Tutor HuntResources Photography Resources

For All Mankind: Vintage Nasa Photographs 1964 – 1983

Exhibition Review

Date : 27/09/2022

Author Information

Alastair

Uploaded by : Alastair
Uploaded on : 27/09/2022
Subject : Photography

In 1969 Allan Kaprow wrote that the LM mooncraft is patently superior to all contemporary sculptural efforts and the broadcast verbal exchange between Houston s Manned Spacecraft Center and the Apollo 11 astronauts was better than contemporary poetry. In the context of these comments, he would almost certainly have viewed the extraordinary NASA photographs currently installed at BREESE LITTLE as more affecting and more beautiful than any of the image-based works being made by artists of that time.

Presented in a grid across three walls of the first floor gallery, more than 100 prints depict the USA s explorations in space over roughly two decades from 1964 to 1983. Whilst the politics of national identity is an ever-present backdrop to these images, it is our shared curiousity in existential matters which ultimately dominates here. Astronauts float miles above the earth s surface tethered by a solitary, umbilical-like cord while they work. Spacecraft rendezvous in complete darkeness, their sunlit forms picked out in perfect sharpness by a Hasselblad lens.

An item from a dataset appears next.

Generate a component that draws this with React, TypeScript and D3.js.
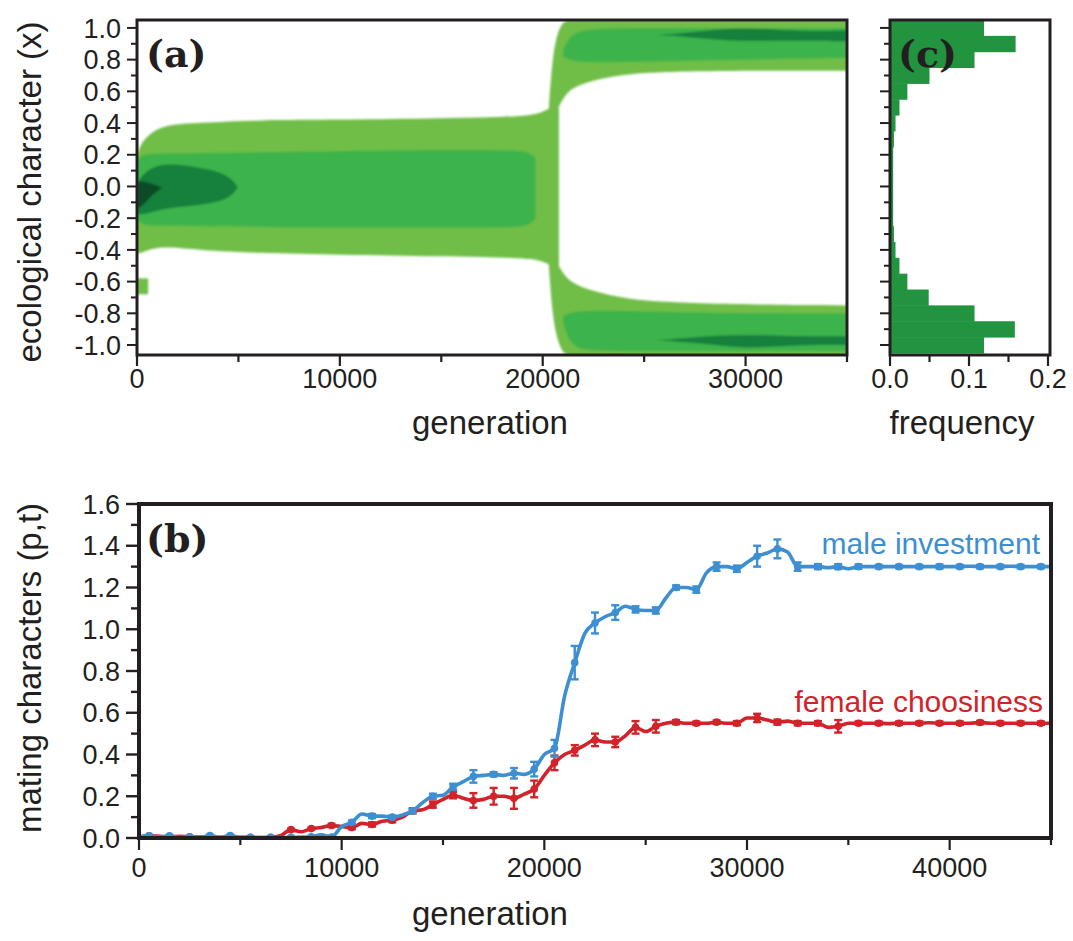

To view these images in a book or online would be to gain only a sense of the aura which the prints convey in actuality. The now off-white Kodak paper frames each of these images and lends them an easily fetishised vintage quality. In the top left corners there are red serial numbers, each one slightly off the intended horizontal. This very human imperfection is somehow significant in the context of the precision with which NASA engineers must have to operate. The fact that the captions acknowledge the astronaut-author of the image also adds a human element to this most industrial of projects: James McDivitt, Thomas Stafford, James Lovell, David Scott.

Many of these photographs illustrate space and its familiar visual signifiers so perfectly that it is hard to believe that they are not the product of CGI. Eclipse of the Sun by the Earth taken by Apollo 12 in November 1969 shows a perfect crescent of sunlight with attending flare and starburst against a deep black void. A film production company somewhere has almost certainly used this or at least something very similar as a reference for its ident.

Perhaps the most significant image, and the most emotive, is that of Neil Armstrong moments after the first moonwalk. Back inside the Lunar Module he is clearly moved as he begins to take in the enormity of what he, and his crew, have just achieved. Over a period of just 66 years, or roughly one lifetime, the technology of flight had developed from the spruce and muslin constructions of the Wright Brothers to the 3,000 tonne Saturn V rocket which launched Aldrin, Armstrong and Collins into space.

Returning to Kaprow s idea that art can never trump life, it is worth reiterating that these spectacular images were not created by artists. These prints might be viewed through the prism of vernacular photography, as simply documents by men of their work. It just happens that their jobs, and their place of work, were the most extraordinary of all time.